>>

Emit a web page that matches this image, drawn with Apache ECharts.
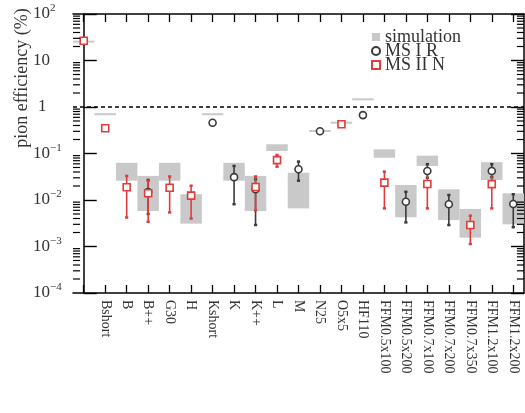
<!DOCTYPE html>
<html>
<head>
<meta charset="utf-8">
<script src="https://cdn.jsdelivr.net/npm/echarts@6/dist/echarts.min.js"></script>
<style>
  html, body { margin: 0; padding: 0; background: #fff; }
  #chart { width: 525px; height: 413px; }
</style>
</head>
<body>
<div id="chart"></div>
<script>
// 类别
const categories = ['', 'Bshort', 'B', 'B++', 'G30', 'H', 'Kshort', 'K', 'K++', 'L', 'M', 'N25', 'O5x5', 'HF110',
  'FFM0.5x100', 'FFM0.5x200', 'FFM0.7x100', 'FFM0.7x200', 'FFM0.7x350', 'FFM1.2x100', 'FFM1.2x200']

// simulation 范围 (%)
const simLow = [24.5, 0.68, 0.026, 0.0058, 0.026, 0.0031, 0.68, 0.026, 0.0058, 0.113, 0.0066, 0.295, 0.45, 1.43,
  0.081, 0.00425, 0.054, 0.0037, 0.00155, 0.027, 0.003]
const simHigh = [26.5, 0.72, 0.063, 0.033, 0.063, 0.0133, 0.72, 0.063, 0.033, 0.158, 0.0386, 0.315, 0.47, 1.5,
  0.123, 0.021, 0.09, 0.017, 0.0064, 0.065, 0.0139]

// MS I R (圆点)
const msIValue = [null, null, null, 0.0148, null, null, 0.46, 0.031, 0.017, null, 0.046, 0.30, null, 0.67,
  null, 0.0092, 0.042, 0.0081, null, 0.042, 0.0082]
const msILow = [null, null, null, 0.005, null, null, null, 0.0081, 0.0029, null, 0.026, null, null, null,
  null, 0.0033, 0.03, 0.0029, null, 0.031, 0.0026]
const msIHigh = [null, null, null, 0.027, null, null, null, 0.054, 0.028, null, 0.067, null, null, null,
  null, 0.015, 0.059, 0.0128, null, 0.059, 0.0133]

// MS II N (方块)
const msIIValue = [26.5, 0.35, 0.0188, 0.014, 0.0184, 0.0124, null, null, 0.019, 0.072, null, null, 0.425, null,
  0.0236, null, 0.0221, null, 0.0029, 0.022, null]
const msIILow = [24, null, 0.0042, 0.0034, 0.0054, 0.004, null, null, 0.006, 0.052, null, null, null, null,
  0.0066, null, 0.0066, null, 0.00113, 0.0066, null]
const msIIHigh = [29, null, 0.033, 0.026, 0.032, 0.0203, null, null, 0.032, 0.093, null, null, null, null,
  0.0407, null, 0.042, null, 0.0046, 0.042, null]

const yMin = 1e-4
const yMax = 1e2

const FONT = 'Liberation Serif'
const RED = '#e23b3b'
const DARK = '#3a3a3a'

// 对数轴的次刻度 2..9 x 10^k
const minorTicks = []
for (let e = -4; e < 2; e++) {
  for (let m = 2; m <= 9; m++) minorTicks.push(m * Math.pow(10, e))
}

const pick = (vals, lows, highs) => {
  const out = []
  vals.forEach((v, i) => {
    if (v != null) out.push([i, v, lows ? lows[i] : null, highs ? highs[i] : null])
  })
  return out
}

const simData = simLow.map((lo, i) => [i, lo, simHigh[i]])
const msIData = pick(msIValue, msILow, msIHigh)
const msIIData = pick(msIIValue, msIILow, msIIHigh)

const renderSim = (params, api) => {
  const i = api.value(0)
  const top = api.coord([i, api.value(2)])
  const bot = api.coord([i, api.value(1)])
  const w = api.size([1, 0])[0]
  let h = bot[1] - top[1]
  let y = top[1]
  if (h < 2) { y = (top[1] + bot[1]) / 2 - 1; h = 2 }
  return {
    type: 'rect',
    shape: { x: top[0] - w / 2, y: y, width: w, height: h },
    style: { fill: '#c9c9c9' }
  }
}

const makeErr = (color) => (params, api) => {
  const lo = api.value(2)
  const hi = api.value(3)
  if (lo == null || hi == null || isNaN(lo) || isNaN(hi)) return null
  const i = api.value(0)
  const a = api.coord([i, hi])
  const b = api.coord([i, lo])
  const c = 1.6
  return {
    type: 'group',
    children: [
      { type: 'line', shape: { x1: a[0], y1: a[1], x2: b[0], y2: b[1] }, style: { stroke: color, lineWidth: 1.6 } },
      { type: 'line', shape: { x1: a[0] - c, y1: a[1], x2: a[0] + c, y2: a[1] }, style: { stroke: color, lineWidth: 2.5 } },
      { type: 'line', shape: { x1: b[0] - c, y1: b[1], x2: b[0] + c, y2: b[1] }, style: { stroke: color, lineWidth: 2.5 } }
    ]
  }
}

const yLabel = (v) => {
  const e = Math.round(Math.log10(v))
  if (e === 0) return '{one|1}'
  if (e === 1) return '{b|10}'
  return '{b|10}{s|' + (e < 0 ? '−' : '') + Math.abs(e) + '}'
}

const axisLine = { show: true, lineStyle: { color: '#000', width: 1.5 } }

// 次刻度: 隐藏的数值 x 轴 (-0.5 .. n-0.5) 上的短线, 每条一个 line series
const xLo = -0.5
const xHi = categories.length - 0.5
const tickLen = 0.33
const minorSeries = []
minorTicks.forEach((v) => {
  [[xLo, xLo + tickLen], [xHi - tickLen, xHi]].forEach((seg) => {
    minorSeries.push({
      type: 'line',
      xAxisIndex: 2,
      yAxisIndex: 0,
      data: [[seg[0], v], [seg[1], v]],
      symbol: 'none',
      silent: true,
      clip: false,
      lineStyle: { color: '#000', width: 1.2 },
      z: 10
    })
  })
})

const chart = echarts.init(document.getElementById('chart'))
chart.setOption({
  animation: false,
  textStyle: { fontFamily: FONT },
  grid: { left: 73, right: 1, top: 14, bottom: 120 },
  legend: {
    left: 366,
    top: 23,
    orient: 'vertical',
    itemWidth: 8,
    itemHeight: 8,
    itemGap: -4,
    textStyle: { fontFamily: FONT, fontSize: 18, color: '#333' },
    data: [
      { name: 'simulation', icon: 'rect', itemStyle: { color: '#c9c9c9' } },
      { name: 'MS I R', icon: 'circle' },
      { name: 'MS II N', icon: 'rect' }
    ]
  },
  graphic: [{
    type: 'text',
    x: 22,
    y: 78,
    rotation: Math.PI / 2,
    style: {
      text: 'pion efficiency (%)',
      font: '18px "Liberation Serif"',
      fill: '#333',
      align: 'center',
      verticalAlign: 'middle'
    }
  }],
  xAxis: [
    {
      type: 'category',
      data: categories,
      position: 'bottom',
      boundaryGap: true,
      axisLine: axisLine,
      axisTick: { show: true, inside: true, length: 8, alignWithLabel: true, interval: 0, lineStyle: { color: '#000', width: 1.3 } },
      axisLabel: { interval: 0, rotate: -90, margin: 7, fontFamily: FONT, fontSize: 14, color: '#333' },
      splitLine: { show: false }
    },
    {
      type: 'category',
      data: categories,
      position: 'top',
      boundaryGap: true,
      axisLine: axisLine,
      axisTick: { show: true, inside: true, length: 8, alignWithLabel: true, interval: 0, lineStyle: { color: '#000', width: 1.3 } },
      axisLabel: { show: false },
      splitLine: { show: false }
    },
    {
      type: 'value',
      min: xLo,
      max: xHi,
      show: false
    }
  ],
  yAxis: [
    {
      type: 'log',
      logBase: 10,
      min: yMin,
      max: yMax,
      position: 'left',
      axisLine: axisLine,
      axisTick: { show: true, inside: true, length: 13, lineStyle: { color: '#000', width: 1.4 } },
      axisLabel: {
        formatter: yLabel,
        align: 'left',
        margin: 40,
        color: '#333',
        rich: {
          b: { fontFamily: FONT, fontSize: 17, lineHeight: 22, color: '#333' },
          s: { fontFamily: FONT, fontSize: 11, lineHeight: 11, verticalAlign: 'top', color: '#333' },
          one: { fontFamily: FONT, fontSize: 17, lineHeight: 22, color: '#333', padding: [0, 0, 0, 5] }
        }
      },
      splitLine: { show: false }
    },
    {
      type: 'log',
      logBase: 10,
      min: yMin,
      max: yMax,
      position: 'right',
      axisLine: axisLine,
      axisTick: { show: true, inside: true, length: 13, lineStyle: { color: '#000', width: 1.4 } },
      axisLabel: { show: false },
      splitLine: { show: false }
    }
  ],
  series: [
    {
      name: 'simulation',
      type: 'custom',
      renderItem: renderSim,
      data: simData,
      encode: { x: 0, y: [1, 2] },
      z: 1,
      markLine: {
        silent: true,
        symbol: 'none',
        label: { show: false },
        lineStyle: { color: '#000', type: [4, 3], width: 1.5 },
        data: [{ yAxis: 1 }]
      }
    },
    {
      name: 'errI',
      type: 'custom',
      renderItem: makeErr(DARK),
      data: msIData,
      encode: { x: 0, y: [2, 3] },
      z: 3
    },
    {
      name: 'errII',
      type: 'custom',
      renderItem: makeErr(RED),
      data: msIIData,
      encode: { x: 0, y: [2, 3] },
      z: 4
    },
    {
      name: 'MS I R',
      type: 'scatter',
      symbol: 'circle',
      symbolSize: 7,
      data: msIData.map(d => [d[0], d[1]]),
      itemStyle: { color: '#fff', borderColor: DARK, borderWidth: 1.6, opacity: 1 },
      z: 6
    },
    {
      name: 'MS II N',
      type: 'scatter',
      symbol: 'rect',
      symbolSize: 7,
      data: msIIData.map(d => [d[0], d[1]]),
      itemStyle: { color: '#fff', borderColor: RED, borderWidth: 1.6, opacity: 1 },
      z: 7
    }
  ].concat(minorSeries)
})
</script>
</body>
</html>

<<
>>

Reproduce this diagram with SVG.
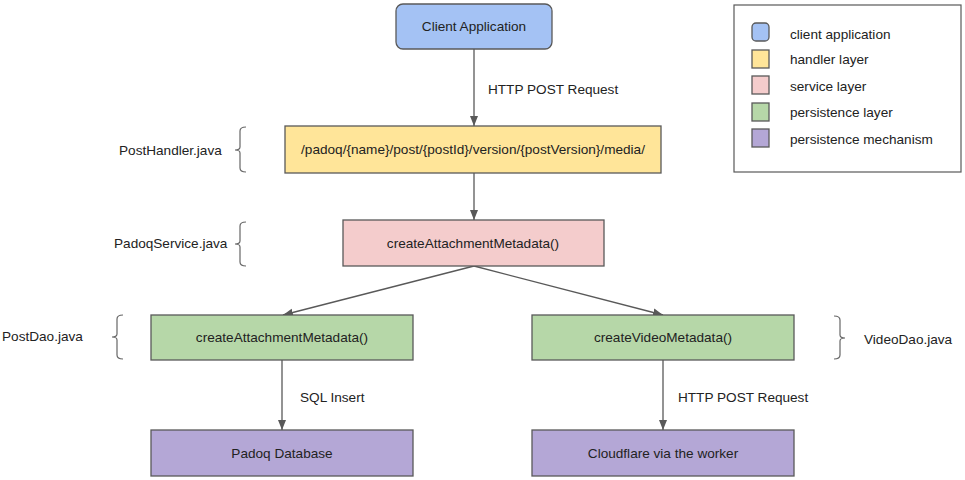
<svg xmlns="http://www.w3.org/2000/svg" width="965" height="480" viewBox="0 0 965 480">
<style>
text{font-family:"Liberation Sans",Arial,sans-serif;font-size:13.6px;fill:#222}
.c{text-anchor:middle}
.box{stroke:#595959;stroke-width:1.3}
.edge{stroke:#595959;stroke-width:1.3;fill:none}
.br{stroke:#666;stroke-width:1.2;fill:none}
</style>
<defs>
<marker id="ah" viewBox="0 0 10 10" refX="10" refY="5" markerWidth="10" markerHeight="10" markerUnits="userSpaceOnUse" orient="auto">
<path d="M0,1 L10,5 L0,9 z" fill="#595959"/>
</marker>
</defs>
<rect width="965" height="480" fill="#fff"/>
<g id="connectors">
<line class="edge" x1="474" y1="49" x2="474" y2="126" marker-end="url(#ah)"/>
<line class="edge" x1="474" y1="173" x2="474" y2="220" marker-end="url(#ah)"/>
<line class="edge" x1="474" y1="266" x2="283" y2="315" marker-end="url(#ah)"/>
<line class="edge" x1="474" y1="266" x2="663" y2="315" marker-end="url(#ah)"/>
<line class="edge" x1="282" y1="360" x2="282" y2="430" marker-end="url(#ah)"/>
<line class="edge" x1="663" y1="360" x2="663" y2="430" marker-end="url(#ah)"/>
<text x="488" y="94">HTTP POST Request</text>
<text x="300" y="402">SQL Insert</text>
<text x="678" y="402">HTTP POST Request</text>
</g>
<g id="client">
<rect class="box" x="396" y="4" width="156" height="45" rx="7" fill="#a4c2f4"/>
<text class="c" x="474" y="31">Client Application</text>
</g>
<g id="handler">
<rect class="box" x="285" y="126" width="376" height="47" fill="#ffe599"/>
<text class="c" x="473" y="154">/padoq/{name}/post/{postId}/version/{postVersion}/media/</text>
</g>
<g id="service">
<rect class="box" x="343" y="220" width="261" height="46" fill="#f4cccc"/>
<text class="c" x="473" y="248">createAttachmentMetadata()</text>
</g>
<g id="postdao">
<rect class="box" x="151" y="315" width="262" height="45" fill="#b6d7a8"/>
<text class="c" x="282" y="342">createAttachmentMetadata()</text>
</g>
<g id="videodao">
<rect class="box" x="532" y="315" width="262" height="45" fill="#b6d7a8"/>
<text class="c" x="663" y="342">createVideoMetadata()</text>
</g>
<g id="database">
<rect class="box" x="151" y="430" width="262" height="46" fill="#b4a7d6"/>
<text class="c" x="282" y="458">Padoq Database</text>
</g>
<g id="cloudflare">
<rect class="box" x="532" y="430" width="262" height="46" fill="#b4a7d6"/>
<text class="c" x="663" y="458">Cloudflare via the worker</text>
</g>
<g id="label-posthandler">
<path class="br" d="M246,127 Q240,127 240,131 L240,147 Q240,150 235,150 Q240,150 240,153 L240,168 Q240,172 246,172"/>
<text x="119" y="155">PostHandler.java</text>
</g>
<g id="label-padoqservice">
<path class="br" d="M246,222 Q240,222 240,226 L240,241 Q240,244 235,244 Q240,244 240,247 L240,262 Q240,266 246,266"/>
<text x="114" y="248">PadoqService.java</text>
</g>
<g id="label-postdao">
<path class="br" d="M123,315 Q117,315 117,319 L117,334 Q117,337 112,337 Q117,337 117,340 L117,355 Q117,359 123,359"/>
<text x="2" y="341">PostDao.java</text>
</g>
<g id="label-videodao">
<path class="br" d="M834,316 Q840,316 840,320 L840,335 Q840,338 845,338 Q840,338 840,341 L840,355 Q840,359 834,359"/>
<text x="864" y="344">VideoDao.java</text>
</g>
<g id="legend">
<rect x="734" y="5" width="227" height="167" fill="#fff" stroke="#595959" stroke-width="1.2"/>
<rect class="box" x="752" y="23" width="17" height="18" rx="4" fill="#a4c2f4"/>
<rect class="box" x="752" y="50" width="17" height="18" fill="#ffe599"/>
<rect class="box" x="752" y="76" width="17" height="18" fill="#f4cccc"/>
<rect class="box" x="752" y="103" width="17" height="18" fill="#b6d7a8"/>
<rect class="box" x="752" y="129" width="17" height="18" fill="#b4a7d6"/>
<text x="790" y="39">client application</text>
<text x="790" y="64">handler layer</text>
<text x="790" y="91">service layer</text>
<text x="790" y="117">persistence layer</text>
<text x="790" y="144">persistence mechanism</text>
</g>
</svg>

<<

* WHAT THE EXERCISE ASKS *
Repeat exactly, and only, the entries from the line with "Emit a web page" through the line with "0.123, 0.021, 0.09, 0.017, 0.0064, 0.065, 0.0139]". Pictures are skipped.

* COMPLETE RESPONSE *
Emit a web page that matches this image, drawn with Apache ECharts.
<!DOCTYPE html>
<html>
<head>
<meta charset="utf-8">
<script src="https://cdn.jsdelivr.net/npm/echarts@6/dist/echarts.min.js"></script>
<style>
  html, body { margin: 0; padding: 0; background: #fff; }
  #chart { width: 525px; height: 413px; }
</style>
</head>
<body>
<div id="chart"></div>
<script>
// 类别
const categories = ['', 'Bshort', 'B', 'B++', 'G30', 'H', 'Kshort', 'K', 'K++', 'L', 'M', 'N25', 'O5x5', 'HF110',
  'FFM0.5x100', 'FFM0.5x200', 'FFM0.7x100', 'FFM0.7x200', 'FFM0.7x350', 'FFM1.2x100', 'FFM1.2x200']

// simulation 范围 (%)
const simLow = [24.5, 0.68, 0.026, 0.0058, 0.026, 0.0031, 0.68, 0.026, 0.0058, 0.113, 0.0066, 0.295, 0.45, 1.43,
  0.081, 0.00425, 0.054, 0.0037, 0.00155, 0.027, 0.003]
const simHigh = [26.5, 0.72, 0.063, 0.033, 0.063, 0.0133, 0.72, 0.063, 0.033, 0.158, 0.0386, 0.315, 0.47, 1.5,
  0.123, 0.021, 0.09, 0.017, 0.0064, 0.065, 0.0139]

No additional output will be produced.